About 50 percent of students at Borough of Manhattan Community College (BMCC) are food insecure, according to interim president Karrin Wilks — but she doubts the number is that low.

“These numbers are self-reported,” said Wilks, “which makes me believe that that it is actually higher.”

Wilks mentioned that troubling statistic shortly before City Council Speaker Corey Johnson and CUNY Chancellor Félix V. Matos Rodríguez announced a $1 million pilot program to address food insecurity among CUNY community college students, including those enrolled at BMCC. In August, Johnson announced plans to introduce a number of bills aimed at combating hunger in the city. 

The program, which began at the beginning of this fall semester, makes select students eligible to receive $400 vouchers to use for any food item in campus cafeterias.

Recipients at the beginning of the semester and next spring will be selected from a pool of low-income students. The 1,250 qualifying students must be enrolled at a CUNY community college for at least nine credits, live in the five boroughs, are working towards their first college degree, show significant financial need, are not currently receiving SNAP benefits and maintain a satisfactory grade point average.

Student parents and students who completed at least 45 credits and first year students were given priority for the program this fall. 

Most students had a average family income of $15,605. 

CUNY Chancellor Félix V. Matos Rodríguez speaks about how providing free food to hungry students is one of CUNY’s top priorities at the Borough of Manhattan Community College Dec. 11. (Photo by Alejandra O’Connell-Domenech)

Rodríguez called the program a valuable addition to the CUNY’s already existing efforts to combat food insecurity, which include food pantries and a quarter-acre urban farm, on its campuses.

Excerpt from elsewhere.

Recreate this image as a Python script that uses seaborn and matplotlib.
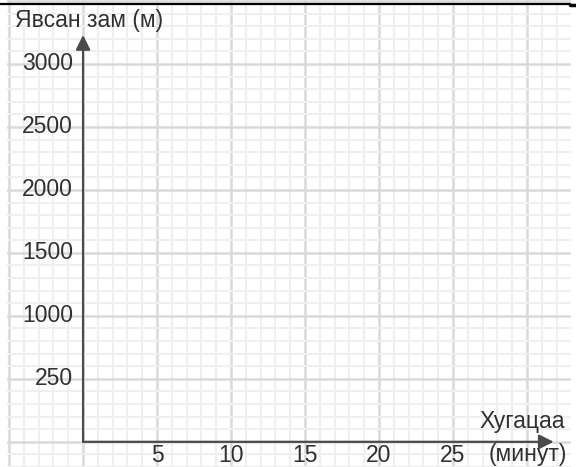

Althouhg, the number of food insecure students went down by half between 2010 and 2015, CUNY continues to strive to end hunger completely. 

“College student hunger is a serious problem in New York City,” said Johnson. “CUNY students should be focused on learning and studying, not where their next meal is coming from. We are one of the richest cities in the world but too many New Yorkers don’t have equitable access to healthy food.”

And as Brooklyn City Councilman Rafael Espinal put it, malnutrition perpetuates poverty. 

About 20 percent of all CUNY students report being food insecure, according to 2018 data from CUNY’s Urban Food Policy Institute. But according to survey from the Hope Center for College, Community and Justice 48 percent of CUNY students reported being food insecure in the past 30 days. This closely mirrors the center’s national numbers. The center found that 45 percent of students from over 100 colleges and universities had been food insecure for past 30 days. 

However, there is disagreement on the accuracy of these numbers. Researchers at the University of Illinois at Urbana-Champaign argue that current numbers are problematic and the institutions should use a variety of means to combat hunger on campuses.